Political and media elites, whose default position is to focus on the horse race (and the personalities associated with it), are quick to dismiss fights over agendas and platforms. With no sense of history, they imagine politics as little more than a progression from one dominant figure to the next. Movements, and the political trends and progressions that extend from movement-oriented campaigns, are invariably dismissed.
But it was a movement, and a movement politics, that forced the Democratic Party to embrace a more muscular civil-rights platform than Harry Truman wanted in 1948; it was a movement, and movement politics, that began to open up the Democratic Party in ways that Lyndon Johnson had resisted in 1964. And it was the dismissal of movements, and movement politics, that proved to be disastrous for the Democratic Party in 1968.

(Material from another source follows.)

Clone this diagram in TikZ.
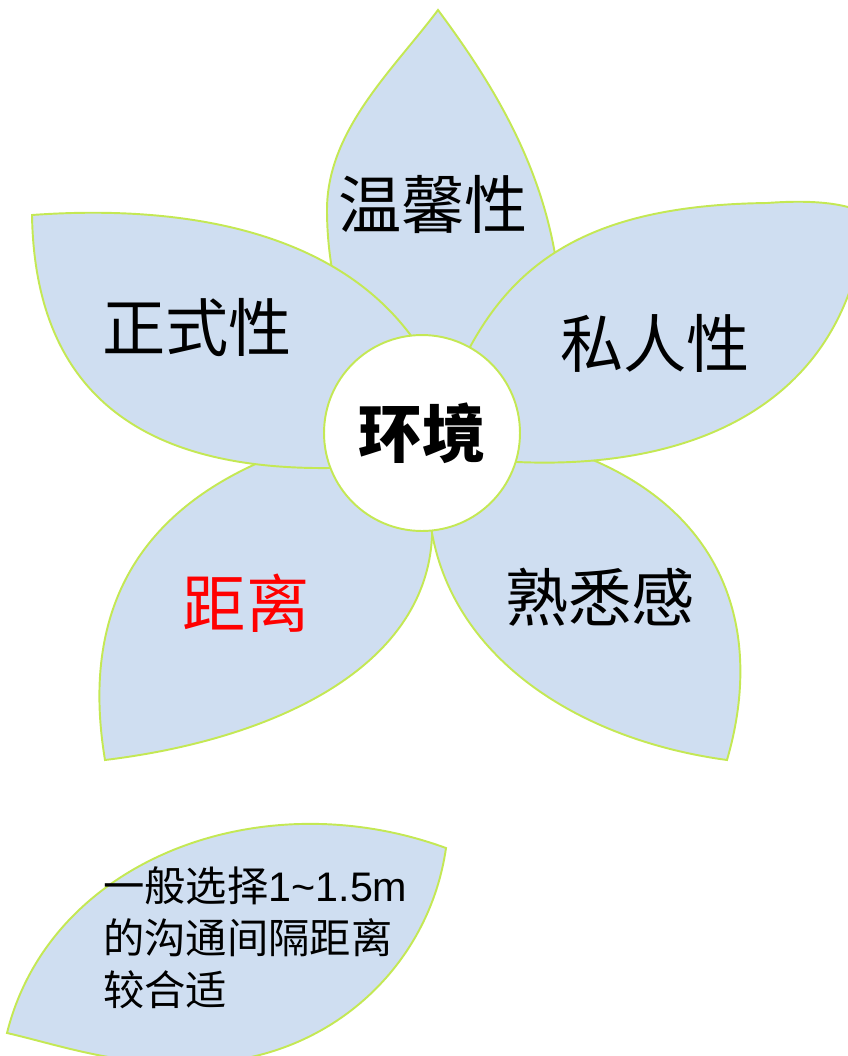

This is not 1968. The issues are different and the political processes are different. Conventions are more managed. And parties have come to see their quadrennial gatherings less as opportunities to frame their own future and that of the country and more as marketing moments.
But 2016 is the most volatile political year since 1968. And the responses of the parties to it will define not just political organizations but the politics of this year and the years to come.
So what Bernie Sanders is talking about matters. It does not mean that he will get what he wants at the convention. It does not mean that Hillary Clinton, who has her own vision and her own strategies, should accept every proposal that Sanders or broader movements make. There are no guarantees that the Democratic Party can or will run in 2016 on “the strongest progressive agenda that any political party has ever seen.”
But no one should buy into the fantasy that this discussion is inconsequential. Platform debates always matter. That’s why the candidates (front-runners and challengers) always take them seriously; that’s why key players in political parties (governor, mayors, legislators, union leaders) participate in them; that’s why interest groups try so hard to influence them.
Platforms define parties, not just for the purposes of a campaign but for the future. It mattered when the Democratic Party embraced civil rights in a meaningful way in 1948, and in a more meaningful way in 1960 and 1964. It mattered in the 1980s when the Democratic Party moved (at the behest of the Rev. Jesse Jackson and his “Rainbow Coalition” campaigns) toward more aggressive opposition to South African apartheid, and when it moved (at the behest of the Jackson and Gary Hart campaigns of 1984) toward an embrace of the principle that the United States should work with allies rather than engage in unilateral military action. It mattered when the Democratic Party began to embrace LGBTQ rights in a meaningful way in its 1980 platform, and when it embraced marriage equality in 2012.
And it matters, now, that Sanders is talking about “put[ting] together the strongest progressive agenda that any political party has ever seen.”
For Sanders and his allies, along with progressives who have backed Clinton, the effort itself is consequential—not just in terms of framing the party’s immediate agenda but also in terms of framing the future of our politics.
“We could afford to lose the vote,” explained the Rev. Jesse Jackson, after waging critical platform fights in 1984. “Issues are negotiable. We could not afford to avoid raising the right questions. Our self-respect and our moral integrity were at stake. Our heads are perhaps bloody, but unbowed. Our back is straight and our vision is clear.”
What was true three decades ago remains true now: Platform fights on issues of conscience and consequence, inspired by insurgent campaigns and insurgent movements, are always worth waging.